-- Supplied material --
*-*-*
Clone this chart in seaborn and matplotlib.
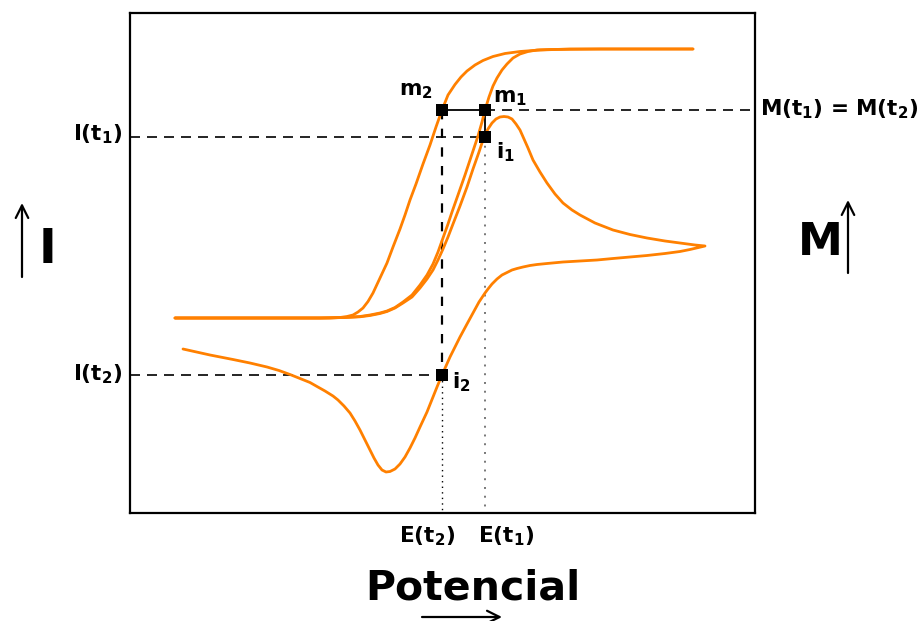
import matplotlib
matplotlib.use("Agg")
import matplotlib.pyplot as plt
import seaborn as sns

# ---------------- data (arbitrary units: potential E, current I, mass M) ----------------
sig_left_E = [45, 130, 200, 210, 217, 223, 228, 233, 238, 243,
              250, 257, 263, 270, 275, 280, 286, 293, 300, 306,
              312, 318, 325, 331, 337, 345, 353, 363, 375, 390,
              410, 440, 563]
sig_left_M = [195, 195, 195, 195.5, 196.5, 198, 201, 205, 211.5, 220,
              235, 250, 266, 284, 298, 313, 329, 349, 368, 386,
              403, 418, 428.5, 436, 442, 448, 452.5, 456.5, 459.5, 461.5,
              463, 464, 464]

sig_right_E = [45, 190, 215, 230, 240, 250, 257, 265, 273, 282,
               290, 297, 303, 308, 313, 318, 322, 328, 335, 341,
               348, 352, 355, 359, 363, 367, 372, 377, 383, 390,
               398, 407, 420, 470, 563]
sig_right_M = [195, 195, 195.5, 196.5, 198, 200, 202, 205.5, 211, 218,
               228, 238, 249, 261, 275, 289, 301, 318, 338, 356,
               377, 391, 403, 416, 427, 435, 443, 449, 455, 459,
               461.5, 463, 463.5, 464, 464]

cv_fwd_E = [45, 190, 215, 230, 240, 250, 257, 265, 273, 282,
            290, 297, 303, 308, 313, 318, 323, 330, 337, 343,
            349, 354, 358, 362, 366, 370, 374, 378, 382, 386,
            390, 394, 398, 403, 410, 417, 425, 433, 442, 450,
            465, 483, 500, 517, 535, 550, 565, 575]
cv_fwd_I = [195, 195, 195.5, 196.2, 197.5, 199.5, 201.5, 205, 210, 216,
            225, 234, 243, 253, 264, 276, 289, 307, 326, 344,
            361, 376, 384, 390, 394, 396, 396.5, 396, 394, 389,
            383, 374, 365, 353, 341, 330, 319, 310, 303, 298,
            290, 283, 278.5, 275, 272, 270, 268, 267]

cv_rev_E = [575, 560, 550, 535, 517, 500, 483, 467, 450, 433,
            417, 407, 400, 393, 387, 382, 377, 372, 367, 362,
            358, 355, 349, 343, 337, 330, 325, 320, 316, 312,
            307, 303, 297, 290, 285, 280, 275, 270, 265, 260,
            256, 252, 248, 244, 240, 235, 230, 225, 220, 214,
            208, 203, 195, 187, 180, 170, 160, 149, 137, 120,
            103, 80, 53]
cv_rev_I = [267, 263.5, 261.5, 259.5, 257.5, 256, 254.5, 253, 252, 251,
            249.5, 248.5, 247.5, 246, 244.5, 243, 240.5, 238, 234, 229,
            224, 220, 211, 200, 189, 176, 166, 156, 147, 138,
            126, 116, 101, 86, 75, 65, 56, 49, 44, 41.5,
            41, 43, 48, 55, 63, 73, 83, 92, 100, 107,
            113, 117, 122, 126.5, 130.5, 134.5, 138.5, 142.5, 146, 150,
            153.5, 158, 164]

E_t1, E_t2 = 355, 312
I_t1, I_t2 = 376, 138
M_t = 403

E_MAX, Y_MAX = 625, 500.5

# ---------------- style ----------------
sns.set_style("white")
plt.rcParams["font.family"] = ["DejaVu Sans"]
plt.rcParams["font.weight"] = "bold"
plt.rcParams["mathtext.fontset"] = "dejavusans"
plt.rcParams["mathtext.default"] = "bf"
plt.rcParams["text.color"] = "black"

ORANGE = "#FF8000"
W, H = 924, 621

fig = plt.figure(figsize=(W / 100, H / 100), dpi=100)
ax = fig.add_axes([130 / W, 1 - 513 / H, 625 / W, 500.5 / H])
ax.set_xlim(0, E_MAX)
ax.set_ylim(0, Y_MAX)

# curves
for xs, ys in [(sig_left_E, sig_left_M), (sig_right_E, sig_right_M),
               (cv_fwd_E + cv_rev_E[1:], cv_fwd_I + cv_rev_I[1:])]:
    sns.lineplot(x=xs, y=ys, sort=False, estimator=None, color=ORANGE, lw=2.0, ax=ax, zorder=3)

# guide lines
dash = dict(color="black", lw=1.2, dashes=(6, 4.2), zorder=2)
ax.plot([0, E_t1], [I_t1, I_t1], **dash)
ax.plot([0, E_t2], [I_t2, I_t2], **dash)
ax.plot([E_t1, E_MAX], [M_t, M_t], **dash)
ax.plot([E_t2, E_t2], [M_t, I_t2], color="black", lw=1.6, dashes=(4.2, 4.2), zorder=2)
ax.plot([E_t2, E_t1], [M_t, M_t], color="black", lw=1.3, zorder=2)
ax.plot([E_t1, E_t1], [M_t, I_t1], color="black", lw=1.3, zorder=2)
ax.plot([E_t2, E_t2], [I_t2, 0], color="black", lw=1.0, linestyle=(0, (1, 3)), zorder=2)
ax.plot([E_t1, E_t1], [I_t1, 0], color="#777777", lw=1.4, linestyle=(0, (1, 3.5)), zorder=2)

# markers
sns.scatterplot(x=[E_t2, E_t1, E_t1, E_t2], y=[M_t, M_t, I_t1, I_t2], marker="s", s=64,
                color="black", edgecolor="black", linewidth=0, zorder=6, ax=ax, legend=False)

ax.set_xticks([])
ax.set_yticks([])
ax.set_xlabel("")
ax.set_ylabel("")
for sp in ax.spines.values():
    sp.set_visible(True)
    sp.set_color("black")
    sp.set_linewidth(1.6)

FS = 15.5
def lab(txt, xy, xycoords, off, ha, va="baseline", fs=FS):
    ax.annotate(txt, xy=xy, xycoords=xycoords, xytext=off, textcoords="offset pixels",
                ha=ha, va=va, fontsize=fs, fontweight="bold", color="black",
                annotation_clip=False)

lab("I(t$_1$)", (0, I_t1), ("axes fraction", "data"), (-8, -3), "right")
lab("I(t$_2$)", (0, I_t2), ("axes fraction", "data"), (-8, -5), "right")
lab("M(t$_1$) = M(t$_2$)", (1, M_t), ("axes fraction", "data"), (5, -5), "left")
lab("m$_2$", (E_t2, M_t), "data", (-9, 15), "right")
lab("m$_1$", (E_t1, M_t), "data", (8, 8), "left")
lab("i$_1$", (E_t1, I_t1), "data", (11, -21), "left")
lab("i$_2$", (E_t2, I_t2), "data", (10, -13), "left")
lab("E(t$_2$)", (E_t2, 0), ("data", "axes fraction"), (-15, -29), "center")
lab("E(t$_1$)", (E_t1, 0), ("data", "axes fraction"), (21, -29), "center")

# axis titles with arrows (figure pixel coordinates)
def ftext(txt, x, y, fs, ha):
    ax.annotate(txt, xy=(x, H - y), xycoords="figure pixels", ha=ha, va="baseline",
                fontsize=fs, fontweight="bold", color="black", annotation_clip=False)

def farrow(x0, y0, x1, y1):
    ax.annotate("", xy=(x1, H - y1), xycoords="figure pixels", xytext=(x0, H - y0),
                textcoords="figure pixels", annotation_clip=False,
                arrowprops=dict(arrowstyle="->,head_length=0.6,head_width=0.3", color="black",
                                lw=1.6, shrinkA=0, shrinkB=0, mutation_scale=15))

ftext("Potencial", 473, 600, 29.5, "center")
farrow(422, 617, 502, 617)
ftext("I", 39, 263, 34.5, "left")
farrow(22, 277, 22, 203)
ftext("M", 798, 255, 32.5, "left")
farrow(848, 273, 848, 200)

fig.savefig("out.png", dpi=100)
*-*-*
-- What is being asked --
Without the pictures, return the listing above from its first line through the line that has "463, 464, 464]".

-- Correct answer --
Clone this chart in seaborn and matplotlib.
import matplotlib
matplotlib.use("Agg")
import matplotlib.pyplot as plt
import seaborn as sns

# ---------------- data (arbitrary units: potential E, current I, mass M) ----------------
sig_left_E = [45, 130, 200, 210, 217, 223, 228, 233, 238, 243,
              250, 257, 263, 270, 275, 280, 286, 293, 300, 306,
              312, 318, 325, 331, 337, 345, 353, 363, 375, 390,
              410, 440, 563]
sig_left_M = [195, 195, 195, 195.5, 196.5, 198, 201, 205, 211.5, 220,
              235, 250, 266, 284, 298, 313, 329, 349, 368, 386,
              403, 418, 428.5, 436, 442, 448, 452.5, 456.5, 459.5, 461.5,
              463, 464, 464]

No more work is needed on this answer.